Italia seconda al mondo per età pensionabile
Secondo i dati Ocse del 2019 sulle pensioni future degli uomini che iniziano a lavorare a 22 anni, quando l’anno prossimo scadrà “quota 100” l’età pensionabile di 67 anni in Italia sarà superiore a quella dell’Olanda e della media dei Paesi Ocse (66 anni): non solo alla media attuale, ma anche a quella che si otterrà con l’innalzamento previsto da riforme già varate negli altri Paesi. Anche quando la loro età pensionabile si alzerà, gli olandesi andranno in pensione qualche mese prima degli italiani. L’Italia sarà il secondo Paese al mondo in cui si andrà in pensione più tardi (oltre i 71 anni) dopo la Danimarca (con eta pensionabile attuale di 65 anni e prospettica di 74) e prima dell’Olanda, della Finlandia (a 68 anni dai 65 attuali) e di Austria e Svezia (ferme a 64 anni). Tra tutti i Paesi Ue, in base alle leggi in vigore, proprio l’Italia con le “frugali” Danimarca, Estonia, Finlandia e Olanda, sarà la nazione in cui i cittadini vedranno calare gli anni che potranno passare in pensione anche tenuto conto dell’aumento della vita media.

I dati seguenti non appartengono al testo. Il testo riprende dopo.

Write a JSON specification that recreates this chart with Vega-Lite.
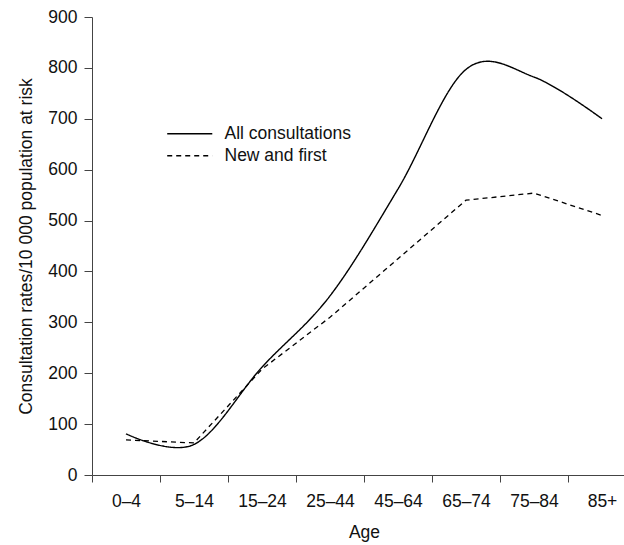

Non tutti gli anni di lavoro “pesano” allo stesso modo
Sempre secondo i dati Ocse aggiornati al 2019, nei 32 anni che oggi in Italia servono per andare in pensione con “quota 100” un italiano lavora in media 55mila ore (1.718 ore l’anno). Nello stesso periodo, un danese lavora 44.160 ore (1.380 ore l’anno, il 24,5% in meno di un italiano), un olandese ne lavora meno di 46mila (1.434 ore l’anno, il 19,8% in meno), uno svedese poco meno di 46.500 (1.452 ore l’anno, -18,3%), un austriaco poco più di 48mila (1.501 ore l’anno, -14,5%) e un finlandese quasi 49.300 (1.540 ore l’anno, -11,6%). Dunque un anno di lavoro di un italiano vale un anno e tre mesi di un danese, oltre un anno e due mesi di un olandese e di uno svedese, eccetera.

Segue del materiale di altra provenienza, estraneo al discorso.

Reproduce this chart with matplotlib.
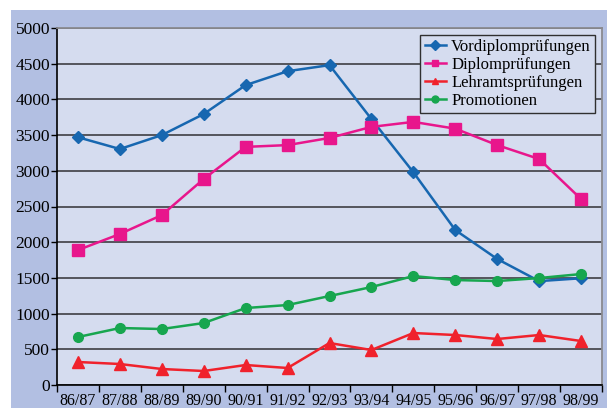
import matplotlib
matplotlib.use("Agg")
import matplotlib.pyplot as plt
from matplotlib.patches import Rectangle
from matplotlib import font_manager

categories = ["86/87", "87/88", "88/89", "89/90", "90/91", "91/92", "92/93",
              "93/94", "94/95", "95/96", "96/97", "97/98", "98/99"]
vordiplom = [3470, 3305, 3500, 3795, 4200, 4395, 4480, 3725, 2980, 2170, 1765, 1455, 1495]
diplom = [1890, 2115, 2380, 2885, 3335, 3360, 3460, 3615, 3685, 3590, 3360, 3165, 2605]
lehramt = [322, 294, 224, 196, 280, 238, 588, 490, 728, 700, 644, 700, 616]
promotionen = [672, 798, 784, 868, 1078, 1120, 1246, 1372, 1526, 1470, 1456, 1498, 1554]
series_names = ["Vordiplomprüfungen", "Diplomprüfungen", "Lehramtsprüfungen", "Promotionen"]
yticks = [0, 500, 1000, 1500, 2000, 2500, 3000, 3500, 4000, 4500, 5000]

names = {f.name for f in font_manager.fontManager.ttflist}
fam = "Liberation Serif"
for cand in ["DejaVu Serif Condensed"]:
    if cand in names:
        fam = cand
        break
plt.rcParams['font.family'] = [fam, 'DejaVu Serif']

W, H = 607, 408
fig = plt.figure(figsize=(W / 100, H / 100), dpi=100)
fig.patch.set_facecolor("white")
bg = Rectangle((11 / W, 0), 1 - 11 / W, (H - 10) / H,
               transform=fig.transFigure, facecolor="#b2bfe2",
               edgecolor="none", zorder=-5)
fig.add_artist(bg)

ax = fig.add_axes([57 / W, (H - 385) / H, (602 - 57) / W, (385 - 28) / H])
ax.set_zorder(1)
ax.set_facecolor("#d5dcef")

x = list(range(len(categories)))
ax.plot(x, vordiplom, color="#1767b0", marker="D", markersize=6, lw=1.8, label=series_names[0], zorder=4)
ax.plot(x, diplom, color="#e8168c", marker="s", markersize=8, lw=1.8, label=series_names[1], zorder=4)
ax.plot(x, lehramt, color="#f0222c", marker="^", markersize=8, lw=1.8, label=series_names[2], zorder=4)
ax.plot(x, promotionen, color="#17a64f", marker="o", markersize=7, lw=1.8, label=series_names[3], zorder=4)

ax.set_xlim(-0.5, len(categories) - 0.5)
ax.set_ylim(0, 5000)
ax.set_yticks(yticks)
ax.set_yticklabels([str(v) for v in yticks], fontsize=12.5)
ax.set_xticks(x)
ax.set_xticklabels(categories, fontsize=11.5)
ax.set_xticks([i - 0.5 for i in range(len(categories) + 1)], minor=True)
ax.tick_params(axis="x", which="major", length=0, pad=6)
ax.tick_params(axis="x", which="minor", length=5, width=1, direction="out")
ax.tick_params(axis="y", length=4, width=1, direction="out", pad=1)
ax.grid(axis="y", color="#4a4a50", lw=1.3, zorder=1)
ax.set_axisbelow(True)

for s in ["left", "bottom"]:
    ax.spines[s].set_color("black")
    ax.spines[s].set_linewidth(1.2)
for s in ["top", "right"]:
    ax.spines[s].set_color("#8a8a90")
    ax.spines[s].set_linewidth(1.3)

leg = ax.legend(loc="upper right", bbox_to_anchor=(595 / W, (H - 35) / H),
                bbox_transform=fig.transFigure, fontsize=12, frameon=True,
                fancybox=False, borderpad=0.25, labelspacing=0.12,
                handlelength=1.3, handletextpad=0.3, borderaxespad=0)
leg.get_frame().set_facecolor("#d5dcef")
leg.get_frame().set_edgecolor("#303030")
leg.get_frame().set_alpha(1)
leg.get_frame().set_linewidth(1.0)
for h in leg.legend_handles:
    h.set_markersize(5)

fig.savefig("out.png", dpi=100)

L’Italia penalizzata dal Fisco, le bombe sociali
Secondo Felice Roberto Pizzuti, ordinario di Politica economica ed economia e politica del welfare state alla Sapienza di Roma, “nei confronti internazionali i dati italiani sul rapporto spesa pensionistica/Pil sono falsati da due fattori: per l’Italia Eurostat vi include gli accantonamenti al Tfr che valgono l’1,5% del Pil. Ma il Tfr non è spesa pensionistica. Inoltre nei diversi Paesi la spesa pensionistica è calcolata al lordo del fisco: in Italia però la pensione è tassata con le stesse aliquote dei redditi da lavoro, all’estero molto meno e così da noi è sopravvalutata ben più di 2 punti di Pil. Se poi dalla spesa italiana si scorporano i prepensionamenti, che altri Paesi computano tra le voci di politica industriale, la differenza aumenta ancora”. Il problema però “è che più della metà di chi ha iniziato a lavorare negli anni 90, a causa della precarietà, otterrà pensioni inferiori alla soglia di povertà: è questa, non ‘quota 100’, la bomba sociale di cui non si parla abbastanza”.
“Quota 100” all’olandese
Secondo l’ultimo libro bianco dell’Ocse, in Olanda a giugno 2019 sindacati e datori di lavoro hanno siglato un accordo che ha fermato temporaneamente l’aumento dell’età pensionabile: fino al 2021 questa rimarrà a 66 anni e 4 mesi e salirà a 67 anni nel 2024 anziché nel 2021 come previsto. Anche dopo il 2024 l’età pensionabile potrebbe aumentare più lentamente rispetto alle norme precedenti: è la versione olandese di “quota 100”.